La ripetizione parossistica di esercizi e forme contenute nei programmi tecnici viene spesso vista come un punto di arrivo -e per certi versi lo è- ma rischia di diventare una tazza troppo piena che non potrà contenere mai altro.
Pare quindi che all’Aikido manchi il realismo di riconoscere che il pacchetto minimo, il famoso tragitto da A a B, può e deve essere trasmesso a tutti coloro che vi si avvicinano: grandi e piccoli, dotati e meno dotati. Da questo punto di vista, ci sta anche che a molti interessi arrivare da A a B e rimanerci, in una routine tecnica consolidata. Per fare ciò però all’Aikido spesso manca una chiara consapevolezza che il linguaggio tecnico, declinato con sapienza a seconda del destinatario, serve per generare atleticamente persone con qualche capacità motoria in più al fine di far scaturire in esse il desiderio di essere, allenamento dopo allenamento, persone migliori.
Questo è il tragitto da A a B. E questo spiega perché sia un peccato il fatto che all’Aikido manchi, spesso, la dignità di essere riconosciuto come un’attività alla stregua di tante altre che popolano i luoghi in cui si praticano le Arti Marziali ed altri sport. Siamo i cugini poveri -di parenti comunque poveri, beninteso, ma più blasonati- che fungono spesso da tappabuchi nei palinsensti in cui la precedenza è sempre e comunque data ad altri.

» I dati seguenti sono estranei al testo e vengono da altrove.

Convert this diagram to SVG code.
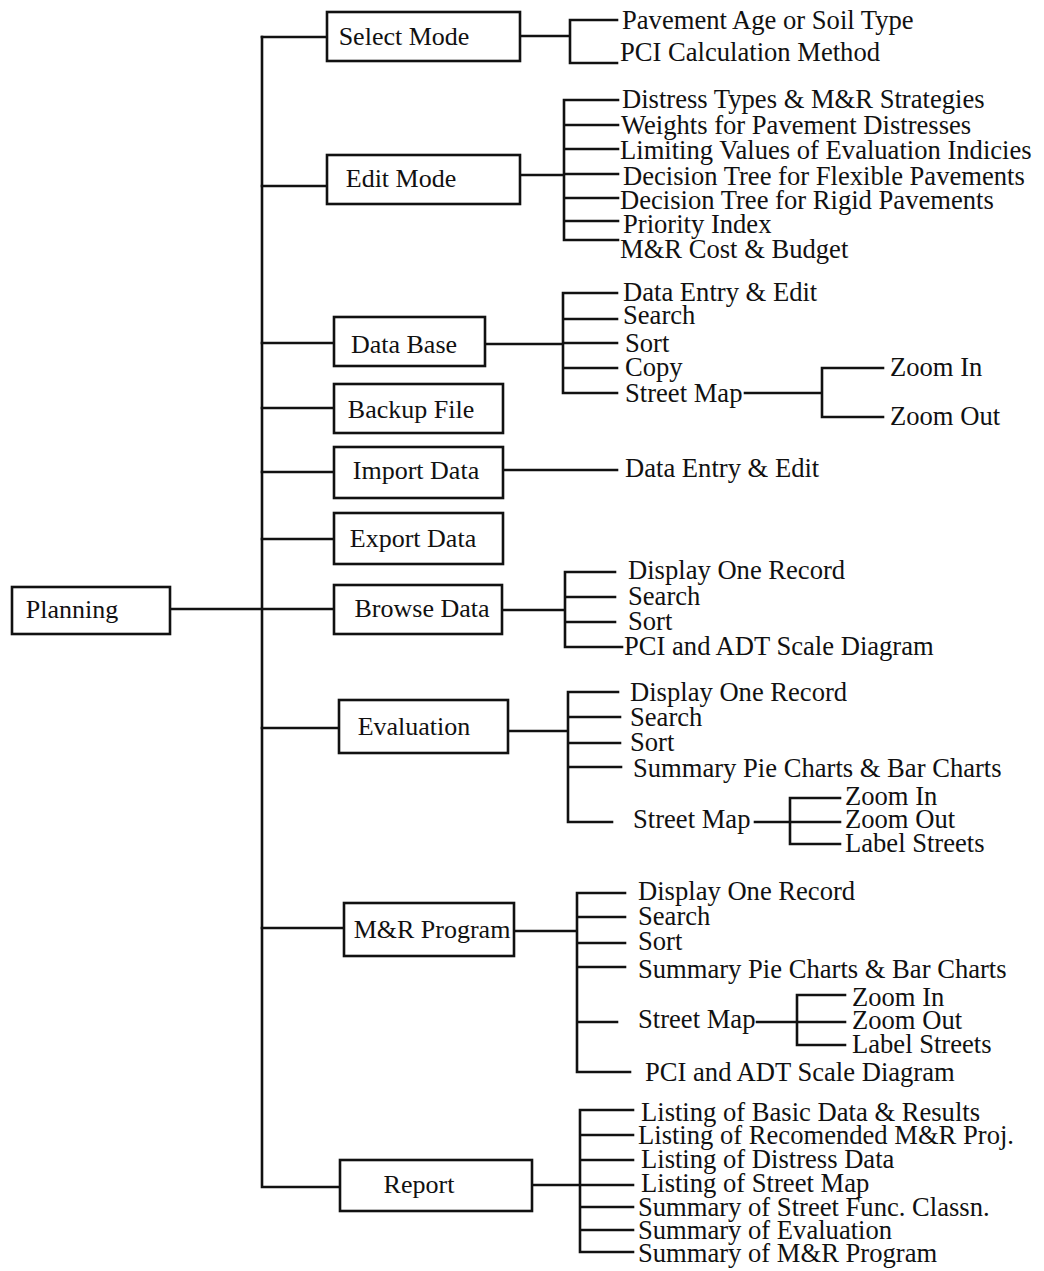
<svg xmlns="http://www.w3.org/2000/svg" width="1044" height="1271" viewBox="0 0 1044 1271">
<style>
.box{fill:#fff;stroke:#111;stroke-width:2.6}
.bt{font-family:"Liberation Serif","Times New Roman",serif;font-size:26px;fill:#111;text-anchor:middle}
.lt{font-family:"Liberation Serif","Times New Roman",serif;font-size:26.6px;fill:#111}
.c{fill:none;stroke:#111;stroke-width:2.6;stroke-linecap:square}
</style>
<rect width="1044" height="1271" fill="#fff"/>
<g id="connectors">
<path class="c" d="M262,37 V1187 H340"/>
<path class="c" d="M170,609 H334"/>
<path class="c" d="M262,37 H327 M262,186 H327 M262,343 H334 M262,408 H334 M262,472 H334 M262,539 H334 M262,728 H339 M262,928 H344"/>
<path class="c" d="M520,36 H570 M570,20 V63 M570,20 H617 M570,63 H617"/>
<path class="c" d="M520,175 H564 M564,100 V240 M564,100 H618 M564,125 H618 M564,149 H618 M564,174 H618 M564,198 H618 M564,221 H618 M564,240 H618"/>
<path class="c" d="M485,344 H563 M563,293 V393 M563,293 H617 M563,319 H617 M563,343 H617 M563,368 H617 M563,393 H617"/>
<path class="c" d="M745,393 H822 M822,368 V417 M822,368 H883 M822,417 H883"/>
<path class="c" d="M503,470 H617"/>
<path class="c" d="M502,610 H565 M565,572 V647 M565,572 H615 M565,597 H615 M565,622 H615 M565,647 H622"/>
<path class="c" d="M508,731 H568 M568,692 V822 M568,692 H618 M568,717 H620 M568,743 H620 M568,767 H621 M568,822 H612"/>
<path class="c" d="M755,822 H790 M790,798 V844 M790,798 H840 M790,822 H840 M790,844 H840"/>
<path class="c" d="M514,931 H577 M577,893 V1072 M577,893 H625 M577,917 H625 M577,943 H625 M577,967 H625 M577,1022 H617 M577,1072 H630"/>
<path class="c" d="M757,1022 H797 M797,995 V1045 M797,995 H845 M797,1022 H845 M797,1045 H845"/>
<path class="c" d="M532,1185 H580 M580,1110 V1252 M580,1110 H633 M580,1135 H633 M580,1160 H633 M580,1185 H633 M580,1207 H633 M580,1230 H633 M580,1252 H633"/>
</g>
<g id="planning"><rect class="box" x="12" y="587" width="158" height="47"/><text class="bt" x="72" y="618">Planning</text></g>
<g id="select-mode"><rect class="box" x="327" y="12" width="193" height="49"/><text class="bt" x="404" y="45">Select Mode</text></g>
<g id="edit-mode"><rect class="box" x="327" y="155" width="193" height="49"/><text class="bt" x="401" y="187">Edit Mode</text></g>
<g id="data-base"><rect class="box" x="334" y="317" width="151" height="49"/><text class="bt" x="404" y="353">Data Base</text></g>
<g id="backup-file"><rect class="box" x="334" y="384" width="169" height="49"/><text class="bt" x="411" y="418">Backup File</text></g>
<g id="import-data"><rect class="box" x="334" y="447" width="169" height="51"/><text class="bt" x="416" y="479">Import Data</text></g>
<g id="export-data"><rect class="box" x="334" y="513" width="169" height="51"/><text class="bt" x="413" y="547">Export Data</text></g>
<g id="browse-data"><rect class="box" x="334" y="585" width="168" height="49"/><text class="bt" x="422" y="617">Browse Data</text></g>
<g id="evaluation"><rect class="box" x="339" y="700" width="169" height="53"/><text class="bt" x="414" y="735">Evaluation</text></g>
<g id="mr-program"><rect class="box" x="344" y="903" width="170" height="53"/><text class="bt" x="432" y="938">M&amp;R Program</text></g>
<g id="report"><rect class="box" x="340" y="1160" width="192" height="51"/><text class="bt" x="419" y="1193">Report</text></g>

<g id="sm-1"><text class="lt" x="622" y="29">Pavement Age or Soil Type</text></g>
<g id="sm-2"><text class="lt" x="620" y="61">PCI Calculation Method</text></g>

<g id="em-1"><text class="lt" x="622" y="108">Distress Types &amp; M&amp;R Strategies</text></g>
<g id="em-2"><text class="lt" x="621" y="134">Weights for Pavement Distresses</text></g>
<g id="em-3"><text class="lt" x="620" y="159">Limiting Values of Evaluation Indicies</text></g>
<g id="em-4"><text class="lt" x="623" y="185">Decision Tree for Flexible Pavements</text></g>
<g id="em-5"><text class="lt" x="620" y="209">Decision Tree for Rigid Pavements</text></g>
<g id="em-6"><text class="lt" x="623" y="233">Priority Index</text></g>
<g id="em-7"><text class="lt" x="620" y="258">M&amp;R Cost &amp; Budget</text></g>

<g id="db-1"><text class="lt" x="623" y="301">Data Entry &amp; Edit</text></g>
<g id="db-2"><text class="lt" x="623" y="324">Search</text></g>
<g id="db-3"><text class="lt" x="625" y="352">Sort</text></g>
<g id="db-4"><text class="lt" x="625" y="376">Copy</text></g>
<g id="db-5"><text class="lt" x="625" y="402">Street Map</text></g>
<g id="db-5-1"><text class="lt" x="890" y="376">Zoom In</text></g>
<g id="db-5-2"><text class="lt" x="890" y="425">Zoom Out</text></g>

<g id="im-1"><text class="lt" x="625" y="477">Data Entry &amp; Edit</text></g>

<g id="bd-1"><text class="lt" x="628" y="579">Display One Record</text></g>
<g id="bd-2"><text class="lt" x="628" y="605">Search</text></g>
<g id="bd-3"><text class="lt" x="628" y="630">Sort</text></g>
<g id="bd-4"><text class="lt" x="624" y="655">PCI and ADT Scale Diagram</text></g>

<g id="ev-1"><text class="lt" x="630" y="701">Display One Record</text></g>
<g id="ev-2"><text class="lt" x="630" y="726">Search</text></g>
<g id="ev-3"><text class="lt" x="630" y="751">Sort</text></g>
<g id="ev-4"><text class="lt" x="633" y="777">Summary Pie Charts &amp; Bar Charts</text></g>
<g id="ev-5"><text class="lt" x="633" y="828">Street Map</text></g>
<g id="ev-5-1"><text class="lt" x="845" y="805">Zoom In</text></g>
<g id="ev-5-2"><text class="lt" x="845" y="828">Zoom Out</text></g>
<g id="ev-5-3"><text class="lt" x="845" y="852">Label Streets</text></g>

<g id="mr-1"><text class="lt" x="638" y="900">Display One Record</text></g>
<g id="mr-2"><text class="lt" x="638" y="925">Search</text></g>
<g id="mr-3"><text class="lt" x="638" y="950">Sort</text></g>
<g id="mr-4"><text class="lt" x="638" y="978">Summary Pie Charts &amp; Bar Charts</text></g>
<g id="mr-5"><text class="lt" x="638" y="1028">Street Map</text></g>
<g id="mr-5-1"><text class="lt" x="852" y="1006">Zoom In</text></g>
<g id="mr-5-2"><text class="lt" x="852" y="1029">Zoom Out</text></g>
<g id="mr-5-3"><text class="lt" x="852" y="1053">Label Streets</text></g>
<g id="mr-6"><text class="lt" x="645" y="1081">PCI and ADT Scale Diagram</text></g>

<g id="rp-1"><text class="lt" x="641" y="1121">Listing of Basic Data &amp; Results</text></g>
<g id="rp-2"><text class="lt" x="638" y="1144">Listing of Recomended M&amp;R Proj.</text></g>
<g id="rp-3"><text class="lt" x="641" y="1168">Listing of Distress Data</text></g>
<g id="rp-4"><text class="lt" x="641" y="1192">Listing of Street Map</text></g>
<g id="rp-5"><text class="lt" x="638" y="1216">Summary of Street Func. Classn.</text></g>
<g id="rp-6"><text class="lt" x="638" y="1239">Summary of Evaluation</text></g>
<g id="rp-7"><text class="lt" x="638" y="1262">Summary of M&amp;R Program</text></g>
</svg>
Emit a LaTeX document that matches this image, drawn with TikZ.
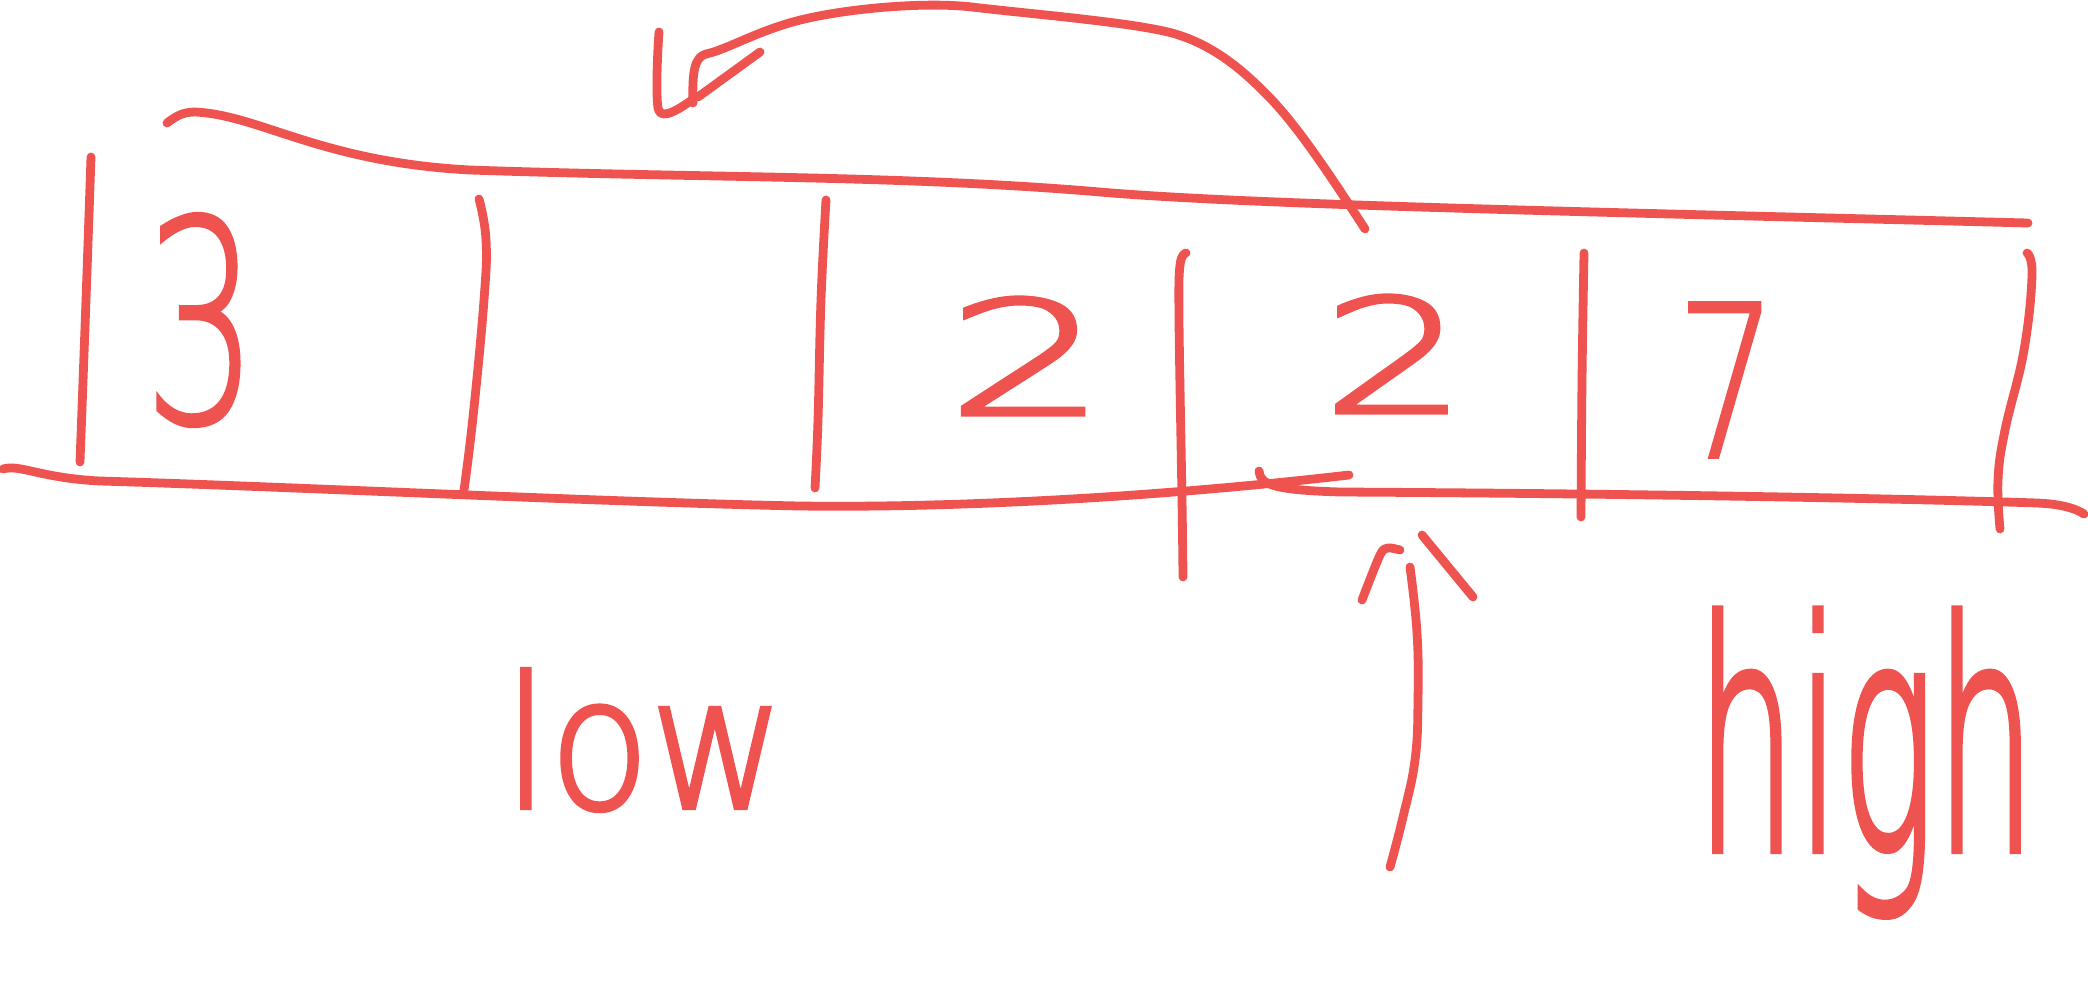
\documentclass[tikz,border=0pt]{standalone}
\usepackage{fontspec}
\usepackage{graphicx}
\newfontfamily\handA{DejaVu Sans ExtraLight}[FakeBold=1.3]
\newfontfamily\handB{DejaVu Sans ExtraLight}[FakeBold=2.4]
\newfontfamily\handC{DejaVu Sans ExtraLight}[FakeBold=1.8]
\newfontfamily\handD{DejaVu Sans ExtraLight}[FakeBold=2.6]
\definecolor{ink}{RGB}{239,83,80}
\begin{document}
\begin{tikzpicture}[x=0.01cm,y=-0.01cm,
  pen/.style={draw=ink,line width=2.5pt,line cap=round,line join=round},
  hand/.style={text=ink,inner sep=0pt}]
\useasboundingbox (0,0) rectangle (2088,1000);
% top line of the array
\draw[pen] (167,123) .. controls (175,117) and (182,112) .. (195,112)
  .. controls (260,115) and (320,162) .. (470,170)
  .. controls (700,178) and (900,175) .. (1100,192)
  .. controls (1250,205) and (1600,212) .. (2028,223);
% bottom line, two strokes
\draw[pen] (3,469) .. controls (20,464) and (40,478) .. (100,481)
  .. controls (300,487) and (600,502) .. (800,506)
  .. controls (950,508) and (1150,498) .. (1349,475);
\draw[pen] (1259,471) .. controls (1260,485) and (1275,490) .. (1340,492)
  .. controls (1700,494) and (1950,500) .. (2037,503)
  .. controls (2060,504) and (2075,508) .. (2084,514);
% cell separators
\draw[pen] plot[smooth,tension=0.7] coordinates {(91,157) (86,300) (80,462)};
\draw[pen] plot[smooth,tension=0.7] coordinates {(479,199) (486,240) (484,300) (473,417) (464,490)};
\draw[pen] plot[smooth,tension=0.7] coordinates {(826,200) (821,300) (818,420) (815,488)};
\draw[pen] plot[smooth,tension=0.6] coordinates {(1186,253) (1180,265) (1179,320) (1182,500) (1183,577)};
\draw[pen] plot[smooth,tension=0.7] coordinates {(1584,253) (1582,380) (1581,517)};
\draw[pen] plot[smooth,tension=0.7] coordinates {(2027,253) (2032,275) (2024,350) (2005,430) (1998,480) (2000,529)};
% curved arrow on top
\draw[pen] (1365,229) .. controls (1330,175) and (1300,130) .. (1272,100)
  .. controls (1245,72) and (1215,45) .. (1172,33)
  .. controls (1130,22) and (1030,14) .. (972,7)
  .. controls (920,1) and (830,10) .. (786,24)
  .. controls (750,35) and (725,50) .. (706,54)
  .. controls (695,57) and (692,70) .. (693,103);
\draw[pen] (760,52) -- (698,97);
\draw[pen] (659,32) .. controls (657,60) and (656,95) .. (658,108)
  .. controls (660,117) and (668,117) .. (692,100);
% upward arrow
\draw[pen] plot[smooth,tension=0.7] coordinates {(1410,567) (1417,633) (1418,700) (1415,760) (1403,817) (1390,867)};
\draw[pen] plot[smooth,tension=0.5] coordinates {(1362,600) (1380,555) (1388,548) (1400,550)};
\draw[pen] (1422,535) -- (1473,597);
% values
\node[hand] (d3) at (201,320) {\handA\fontsize{80pt}{80pt}\selectfont\scalebox{0.64}[1]{3}};
\node[hand] (d2a) at (1027,356) {\handB\fontsize{45pt}{45pt}\selectfont\scalebox{1.6}[1]{2}};
\node[hand] (d2b) at (1395,354) {\handB\fontsize{45pt}{45pt}\selectfont\scalebox{1.45}[1]{2}};
\node[hand] (d7) at (1727,380) {\handC\fontsize{60pt}{60pt}\selectfont\scalebox{0.75}[1]{7}};
% labels
\node[hand,anchor=base] (low) at (644,808) {\handB\fontsize{52pt}{52pt}\selectfont\scalebox{0.9}[1]{low}};
\node[hand,anchor=base] (high) at (1866,850) {\handD\fontsize{90pt}{90pt}\selectfont\scalebox{0.5}[1]{high}};
\end{tikzpicture}
\end{document}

Se all’Aikido quindi restituiamo l’anello mancante in tanti aspetti della società, che è la persona; se mettiamo l’essere umano al centro, allora diventerà più chiaro come usare il tesoro della tradizione per mettere a disposizione di ciascuno ciò che ciascuno necessita per fare un percorso di miglioramento. Le forme avranno un senso perché faranno da cornice a persone in carne ed ossa e non viceversa, promuovendo la libertà e la responsabilità ad ogni livello e disvelando, agli occhi di tutti, la bellezza della realtà che brilla dietro ogni movimento, anche il più semplice, quando è fatto illuminato dalla ricerca di senso.